SCUBA today! The first dive was at a rocky outcropping on the east side of Adang island. The rocks came jutting out of the water like in a pirate movie. I was really excited to SCUBA again after four months since I was certified. There were two divers, me and a new arrival on the island, a Canadian man named Darel, who is a helicopter mechanic by trade. (which means he gets to travel all over the planet, working 6 weeks on in a country and then with 6 weeks off and his job will fly him home for those weeks if he likes – very nice set up!). Besides Darel, there was Neil (our excellent leader) and the boatman Pi Bunchu.
For the dive, we dropped down on one side of the rock outcropping and swam around it with the current. Under, the surface were stair like levels of coral, and we descended to one of the lower levels and explored around. Since the water was deeper here, less was bleached than around lipe. There were some soft corals, and boulders rising off the bottom covered with interesting growths and shapes. The landscape underwater is really intriguing – in this site corals were thickly scattered among the sandy bottom. On the side of a huge purple sponge I found a lionfish tucked against the current, when we got close he flared his fins like white fans of streamers or whiskers. A moray eel opened and shut their jaws as it bobbed it’s head out from a crevice between corals. It’s tiny white triangular teeth, glinting menacingly. There were long schools of yellow fish, flowing inbetween the coral heads and the divers. Neil took a picture an anemone that was split in half – half brown-purple and half bleached white. The coral fish inside it, rubbing and swimming between the two halves… it struck me as a great symbol of all of the archipelago. A family trying to make due in a home that was half healthy and half ruined.
We ate lunch a beach near the Urak Lawoi village. “a new boat, a new toy” said Darel as a group of local kids came over and started playing on our boat. I splashed around with one girl, we talked a little but she seemed young and I’m not sure how much Thai she knew yet.
The second dive was at a place called Stonehenge. It was full of huge bolders, strewn among the coral hill and the coral around them and each rock covered with a fascinating array of underwater life. It was like a garden of purple soft corals, that looked like braching fractals swaying in the current. The chubby branches, blistering with smaller whirls of purple lace, some were a dark purple and some where bleached and many were a creamy combination. While swimming I accidently brushed one with my hand and it felt like prickly rubber. I realized the best part of scuba may be how you can fly around, upside down, head first, all around the coral rocks and praticied gliding around looking very closely at all the details of the life around. The coral animals (like flower heads) coming out of each pore on the coral bodies. Their tiny heads like soft stars under the water, rust, or moss green, or white. My favorite kind of soft coral is the bubble coral. It looks like a sheet of inflated sacks/bubbles of varying sizes – mostly a little bigger than almonds. It’s a sort of transparent light brown and if you get very close you can see each inflated bubble is ridged like a fingerprint.

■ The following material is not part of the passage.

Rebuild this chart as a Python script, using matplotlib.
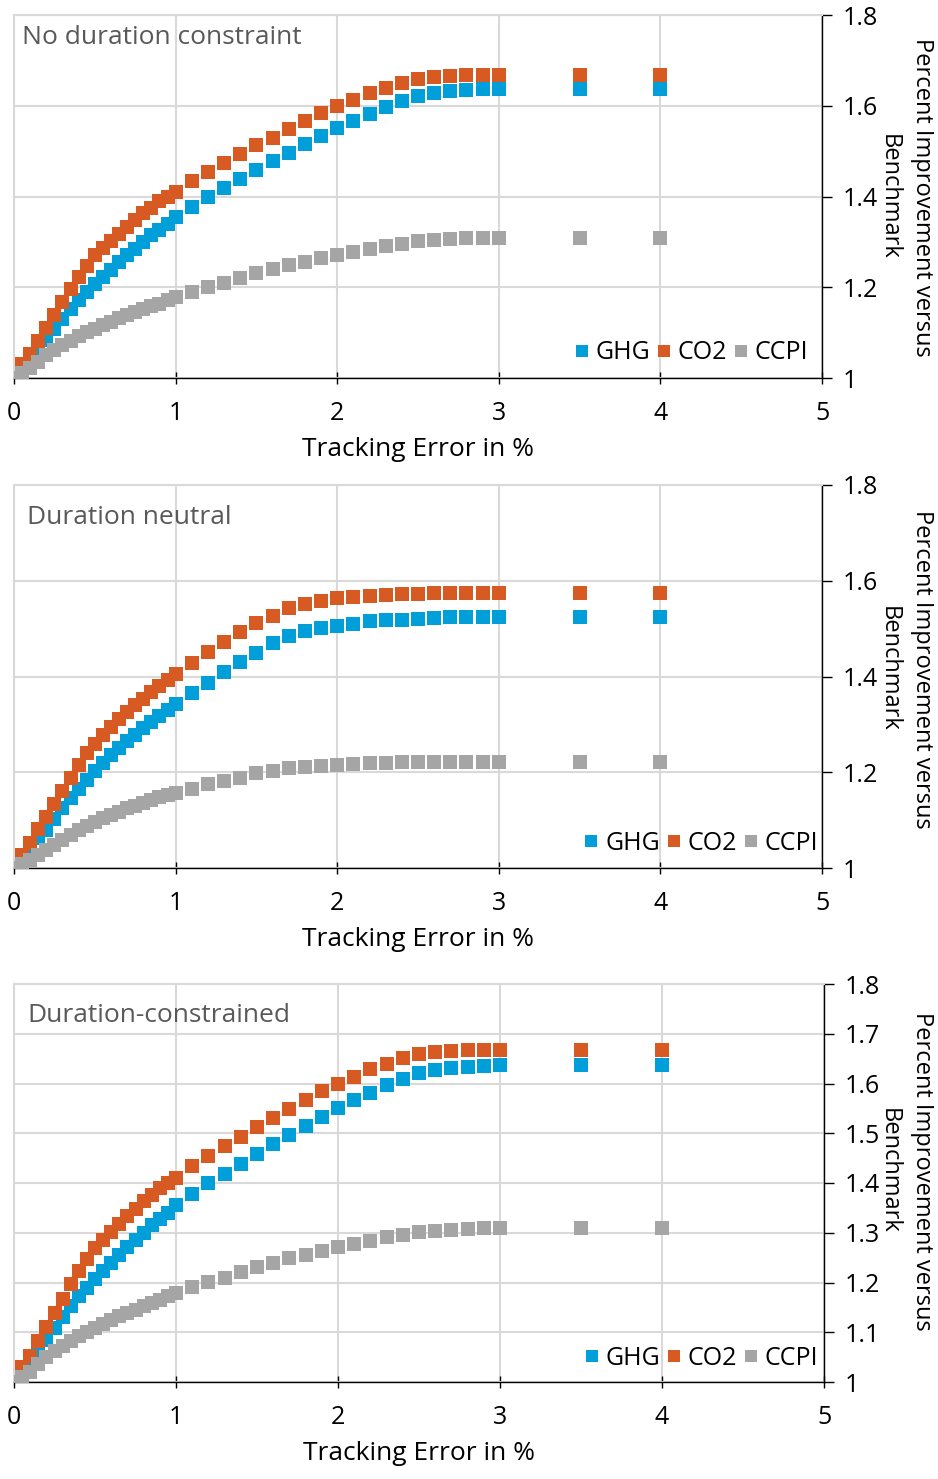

At each site we saw many algae covered nets and ropes where they had been cut or broken once tangled among the branches of the corals. We found a coconut milk bottle, and here and there the corals would be smashed, or white branches lay on the sand, or they would be dead and algae covered a kind of brownish green film overtop the decaying structure. Each coral probably showed some signs of damage. I usually wouldn’t notice the damage unless I thought about the really good looking corals and imagined what the reef must have looked like if all were untouched. It showed a pretty convincing shifted baseline for me: I could look at the reef and say “wow its perfect!”, unless I tired to actively imagine it without the damage as part of the landscape and try to visualize what it might once have looked like.
After the dives, we had some delicious thai snacks of gelatine balls with sugar and coconut on the outside, and a sweet liquid filling. In the late afternoon I interviewed the dive leaders from another resort, Castaway. They told some great stories, like seeing a moray eel as thick as a dinner plate and 2 meters long swimming over the reef during a night dive, and letting a shark out of one of the fisherman’s traps. They said the reef was some of the healthiest in Thailand, at least before the bleaching. And they hoped the cooler water temperatures (not 3 degrees less than when I came, from the rain) would help the coral recover, although no one knows one way or another what will happen. The reefs were great for their soft corals, and in comparatively good health aside from some physical damage (from anchors for instance). There were many little fish, and other interesting creatures to see. The biggest thing (before bleaching) was that they were missing was large fauna, fish, sharks, and turtles. These are things that other places have, like nearby more regulated national park Phi Phi. "How often do you see sharks?’ I asked. And one diver, Simon, said he had seen two or three in the last year, and knew them each and where they lived. “How many times do you think you’ve dived in the last year?” I asked. He thought about it and did some quick math on this fingers. “Probably more then three hundred times,” he said. “I see more big stuff, sharks and big fish coming off the fishing boats, or bar-b-qued on the beach, than I see in the water.”